[DO THIS]
Find the lines holding the word "chart" and collect them.
*-*-*
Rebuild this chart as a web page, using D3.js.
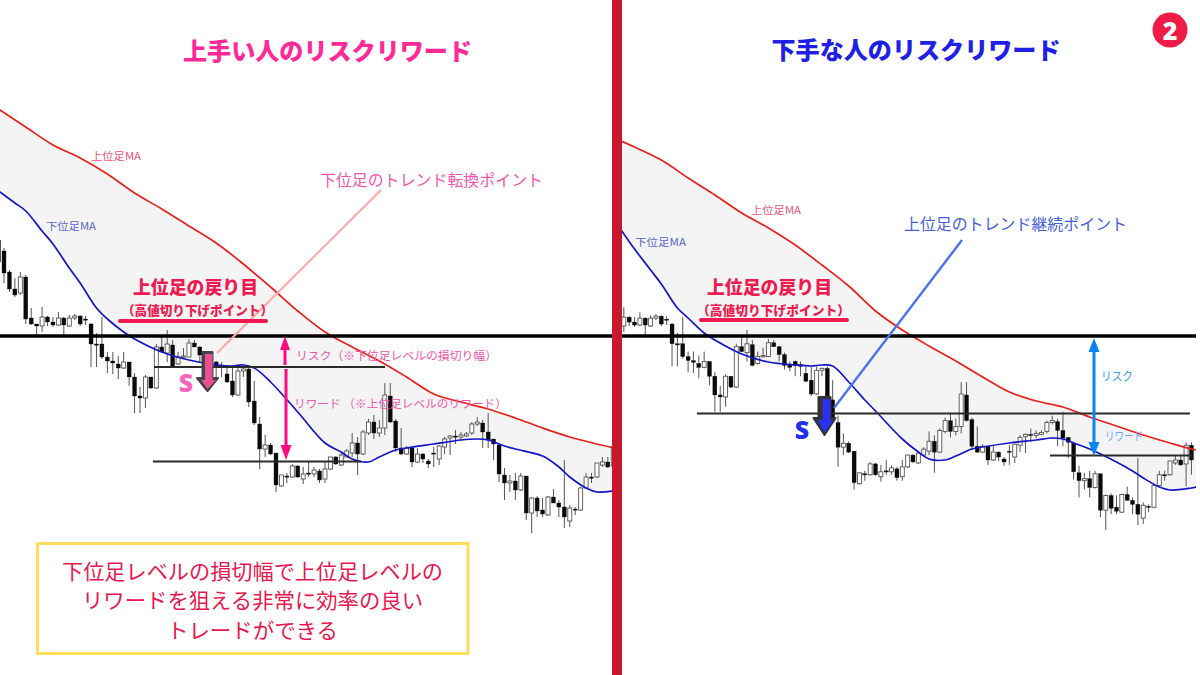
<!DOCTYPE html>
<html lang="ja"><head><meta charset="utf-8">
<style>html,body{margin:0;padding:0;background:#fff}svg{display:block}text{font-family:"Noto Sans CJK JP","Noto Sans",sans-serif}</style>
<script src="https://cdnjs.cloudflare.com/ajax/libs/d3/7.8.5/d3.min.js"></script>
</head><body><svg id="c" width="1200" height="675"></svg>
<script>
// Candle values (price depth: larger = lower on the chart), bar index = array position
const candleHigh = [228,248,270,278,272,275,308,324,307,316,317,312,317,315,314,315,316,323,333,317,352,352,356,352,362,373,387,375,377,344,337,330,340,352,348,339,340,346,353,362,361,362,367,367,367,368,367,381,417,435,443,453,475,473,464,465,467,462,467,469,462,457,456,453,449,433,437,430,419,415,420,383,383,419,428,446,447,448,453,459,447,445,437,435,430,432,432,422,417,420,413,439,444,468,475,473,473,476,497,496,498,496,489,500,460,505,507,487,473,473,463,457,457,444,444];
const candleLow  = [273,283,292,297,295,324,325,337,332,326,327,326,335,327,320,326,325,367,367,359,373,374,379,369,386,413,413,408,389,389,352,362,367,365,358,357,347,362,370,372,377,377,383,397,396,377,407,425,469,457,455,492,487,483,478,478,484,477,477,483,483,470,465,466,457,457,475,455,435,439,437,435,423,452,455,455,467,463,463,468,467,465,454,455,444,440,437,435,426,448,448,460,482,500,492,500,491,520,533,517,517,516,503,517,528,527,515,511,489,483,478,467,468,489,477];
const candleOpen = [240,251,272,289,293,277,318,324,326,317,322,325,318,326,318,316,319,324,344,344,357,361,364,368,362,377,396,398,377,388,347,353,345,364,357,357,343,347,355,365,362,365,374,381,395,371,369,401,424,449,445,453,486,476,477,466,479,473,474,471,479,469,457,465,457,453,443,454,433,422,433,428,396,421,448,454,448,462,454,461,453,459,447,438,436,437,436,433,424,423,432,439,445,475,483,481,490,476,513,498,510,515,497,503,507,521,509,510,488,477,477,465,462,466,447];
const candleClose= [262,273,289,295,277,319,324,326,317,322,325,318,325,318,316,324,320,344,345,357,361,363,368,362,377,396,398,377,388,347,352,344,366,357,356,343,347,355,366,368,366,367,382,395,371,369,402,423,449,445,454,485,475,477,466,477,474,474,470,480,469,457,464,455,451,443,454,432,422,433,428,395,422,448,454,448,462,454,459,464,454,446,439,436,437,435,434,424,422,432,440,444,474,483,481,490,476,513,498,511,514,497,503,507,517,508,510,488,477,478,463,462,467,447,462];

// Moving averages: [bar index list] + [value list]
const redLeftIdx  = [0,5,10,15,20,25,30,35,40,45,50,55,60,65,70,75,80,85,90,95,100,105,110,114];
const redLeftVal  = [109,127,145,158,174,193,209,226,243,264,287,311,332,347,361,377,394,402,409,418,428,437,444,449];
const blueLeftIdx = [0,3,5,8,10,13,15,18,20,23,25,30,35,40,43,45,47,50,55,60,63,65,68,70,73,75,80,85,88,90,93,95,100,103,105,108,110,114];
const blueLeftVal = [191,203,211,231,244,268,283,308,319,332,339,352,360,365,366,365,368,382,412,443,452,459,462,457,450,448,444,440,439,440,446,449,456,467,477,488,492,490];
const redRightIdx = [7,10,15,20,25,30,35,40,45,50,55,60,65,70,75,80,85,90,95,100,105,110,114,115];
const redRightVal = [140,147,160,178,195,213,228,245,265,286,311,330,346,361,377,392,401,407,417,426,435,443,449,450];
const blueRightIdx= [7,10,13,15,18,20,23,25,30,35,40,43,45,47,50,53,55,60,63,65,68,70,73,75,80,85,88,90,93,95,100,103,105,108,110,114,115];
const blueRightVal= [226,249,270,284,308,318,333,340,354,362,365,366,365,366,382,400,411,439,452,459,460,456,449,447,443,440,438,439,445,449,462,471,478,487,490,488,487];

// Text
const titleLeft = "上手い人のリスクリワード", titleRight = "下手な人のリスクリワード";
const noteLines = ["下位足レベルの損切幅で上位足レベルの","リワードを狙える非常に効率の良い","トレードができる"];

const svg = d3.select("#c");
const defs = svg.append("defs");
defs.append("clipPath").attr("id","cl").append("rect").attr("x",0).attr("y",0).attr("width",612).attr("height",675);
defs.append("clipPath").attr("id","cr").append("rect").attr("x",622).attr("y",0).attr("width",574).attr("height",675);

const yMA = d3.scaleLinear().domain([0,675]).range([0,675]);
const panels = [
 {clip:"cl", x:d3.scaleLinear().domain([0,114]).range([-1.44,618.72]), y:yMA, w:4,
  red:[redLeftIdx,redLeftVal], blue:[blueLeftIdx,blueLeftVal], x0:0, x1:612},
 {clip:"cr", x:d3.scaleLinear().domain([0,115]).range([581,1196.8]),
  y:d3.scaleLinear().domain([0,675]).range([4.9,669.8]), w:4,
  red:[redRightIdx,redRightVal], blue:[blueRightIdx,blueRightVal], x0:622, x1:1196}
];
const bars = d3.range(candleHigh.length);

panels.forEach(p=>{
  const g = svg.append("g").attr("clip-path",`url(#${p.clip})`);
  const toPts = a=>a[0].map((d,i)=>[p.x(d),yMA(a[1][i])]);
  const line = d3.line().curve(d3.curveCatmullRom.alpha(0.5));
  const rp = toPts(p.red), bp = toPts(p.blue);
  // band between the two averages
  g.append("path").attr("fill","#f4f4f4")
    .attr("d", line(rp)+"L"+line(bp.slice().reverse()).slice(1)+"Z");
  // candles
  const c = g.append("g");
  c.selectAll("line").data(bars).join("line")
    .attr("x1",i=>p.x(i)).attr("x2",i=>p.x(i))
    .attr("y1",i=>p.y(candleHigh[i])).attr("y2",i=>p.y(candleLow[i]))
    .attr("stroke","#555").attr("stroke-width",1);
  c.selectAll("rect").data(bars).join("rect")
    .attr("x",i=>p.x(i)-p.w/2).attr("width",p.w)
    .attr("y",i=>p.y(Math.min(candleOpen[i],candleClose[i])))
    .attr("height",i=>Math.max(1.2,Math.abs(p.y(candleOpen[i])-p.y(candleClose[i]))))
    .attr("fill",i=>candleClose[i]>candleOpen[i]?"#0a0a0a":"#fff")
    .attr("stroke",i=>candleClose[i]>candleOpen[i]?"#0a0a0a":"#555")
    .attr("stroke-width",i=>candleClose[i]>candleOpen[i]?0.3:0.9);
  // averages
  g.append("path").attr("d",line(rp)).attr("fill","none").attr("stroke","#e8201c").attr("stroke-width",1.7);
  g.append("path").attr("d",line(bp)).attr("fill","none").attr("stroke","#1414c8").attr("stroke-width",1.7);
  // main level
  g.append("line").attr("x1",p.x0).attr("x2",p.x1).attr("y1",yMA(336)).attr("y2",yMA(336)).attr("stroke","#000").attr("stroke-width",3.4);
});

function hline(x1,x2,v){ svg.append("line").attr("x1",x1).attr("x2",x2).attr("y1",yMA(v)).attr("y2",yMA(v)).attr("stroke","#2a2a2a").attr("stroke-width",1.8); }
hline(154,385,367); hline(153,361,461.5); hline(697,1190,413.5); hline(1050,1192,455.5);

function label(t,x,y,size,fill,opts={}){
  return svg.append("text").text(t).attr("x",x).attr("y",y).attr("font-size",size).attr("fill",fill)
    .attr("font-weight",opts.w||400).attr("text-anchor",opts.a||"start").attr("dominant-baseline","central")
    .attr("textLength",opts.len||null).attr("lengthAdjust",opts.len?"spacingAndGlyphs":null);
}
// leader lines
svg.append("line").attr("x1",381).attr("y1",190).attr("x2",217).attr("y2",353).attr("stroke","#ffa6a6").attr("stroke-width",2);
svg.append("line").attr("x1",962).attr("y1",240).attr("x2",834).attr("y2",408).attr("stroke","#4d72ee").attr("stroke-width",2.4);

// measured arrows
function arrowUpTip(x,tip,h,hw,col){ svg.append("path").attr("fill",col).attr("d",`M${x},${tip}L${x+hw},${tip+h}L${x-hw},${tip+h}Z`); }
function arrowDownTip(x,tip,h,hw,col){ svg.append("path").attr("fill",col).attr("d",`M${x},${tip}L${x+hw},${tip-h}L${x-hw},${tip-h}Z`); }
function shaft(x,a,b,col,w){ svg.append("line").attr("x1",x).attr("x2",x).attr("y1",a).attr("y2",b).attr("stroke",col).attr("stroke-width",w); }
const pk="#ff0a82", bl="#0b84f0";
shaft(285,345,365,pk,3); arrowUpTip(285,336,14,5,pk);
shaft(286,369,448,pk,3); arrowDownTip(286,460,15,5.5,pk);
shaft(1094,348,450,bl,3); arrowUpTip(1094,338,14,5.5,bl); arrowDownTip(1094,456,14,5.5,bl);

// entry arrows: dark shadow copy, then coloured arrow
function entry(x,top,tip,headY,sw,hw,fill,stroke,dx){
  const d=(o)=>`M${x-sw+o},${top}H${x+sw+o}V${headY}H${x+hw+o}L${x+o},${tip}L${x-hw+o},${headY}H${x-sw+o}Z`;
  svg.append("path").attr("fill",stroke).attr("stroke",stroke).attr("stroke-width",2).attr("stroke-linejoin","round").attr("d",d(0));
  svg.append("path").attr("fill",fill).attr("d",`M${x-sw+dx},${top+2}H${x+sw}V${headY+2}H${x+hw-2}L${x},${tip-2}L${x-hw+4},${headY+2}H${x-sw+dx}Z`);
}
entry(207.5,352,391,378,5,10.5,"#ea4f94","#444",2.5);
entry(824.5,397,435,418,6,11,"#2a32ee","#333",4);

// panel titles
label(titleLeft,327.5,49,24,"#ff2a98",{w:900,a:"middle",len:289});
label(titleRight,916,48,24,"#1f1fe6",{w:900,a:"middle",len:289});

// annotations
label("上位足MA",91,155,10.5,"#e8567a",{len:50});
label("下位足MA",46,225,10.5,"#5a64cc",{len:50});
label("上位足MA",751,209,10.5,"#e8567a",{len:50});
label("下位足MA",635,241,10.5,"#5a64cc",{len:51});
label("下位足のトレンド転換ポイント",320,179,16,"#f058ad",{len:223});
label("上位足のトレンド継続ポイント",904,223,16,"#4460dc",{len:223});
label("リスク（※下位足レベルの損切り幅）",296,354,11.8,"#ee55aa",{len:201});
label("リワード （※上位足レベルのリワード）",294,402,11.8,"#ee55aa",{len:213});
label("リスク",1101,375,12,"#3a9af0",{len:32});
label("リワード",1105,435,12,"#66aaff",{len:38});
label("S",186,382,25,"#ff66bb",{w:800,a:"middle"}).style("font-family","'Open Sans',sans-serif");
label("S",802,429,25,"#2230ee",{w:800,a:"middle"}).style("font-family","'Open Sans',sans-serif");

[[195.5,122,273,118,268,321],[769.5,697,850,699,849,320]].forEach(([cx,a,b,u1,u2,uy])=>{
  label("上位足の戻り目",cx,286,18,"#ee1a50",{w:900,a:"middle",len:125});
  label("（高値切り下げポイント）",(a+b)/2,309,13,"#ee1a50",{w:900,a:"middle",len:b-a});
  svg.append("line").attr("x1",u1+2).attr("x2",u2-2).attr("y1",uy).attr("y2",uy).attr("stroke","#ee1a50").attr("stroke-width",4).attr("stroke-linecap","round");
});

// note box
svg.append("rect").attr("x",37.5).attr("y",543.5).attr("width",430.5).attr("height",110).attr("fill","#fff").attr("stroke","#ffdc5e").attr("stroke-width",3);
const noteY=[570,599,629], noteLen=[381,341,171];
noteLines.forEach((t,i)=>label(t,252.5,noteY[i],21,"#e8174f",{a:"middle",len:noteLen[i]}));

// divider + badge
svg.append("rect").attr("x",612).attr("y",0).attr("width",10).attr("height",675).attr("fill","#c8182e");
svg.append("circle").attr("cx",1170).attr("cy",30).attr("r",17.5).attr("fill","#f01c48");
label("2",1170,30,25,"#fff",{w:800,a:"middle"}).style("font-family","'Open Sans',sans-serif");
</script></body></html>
*-*-*
[SOLUTION TO THIS TASK]
Rebuild this chart as a web page, using D3.js.
// Candle values (price depth: larger = lower on the chart), bar index = array position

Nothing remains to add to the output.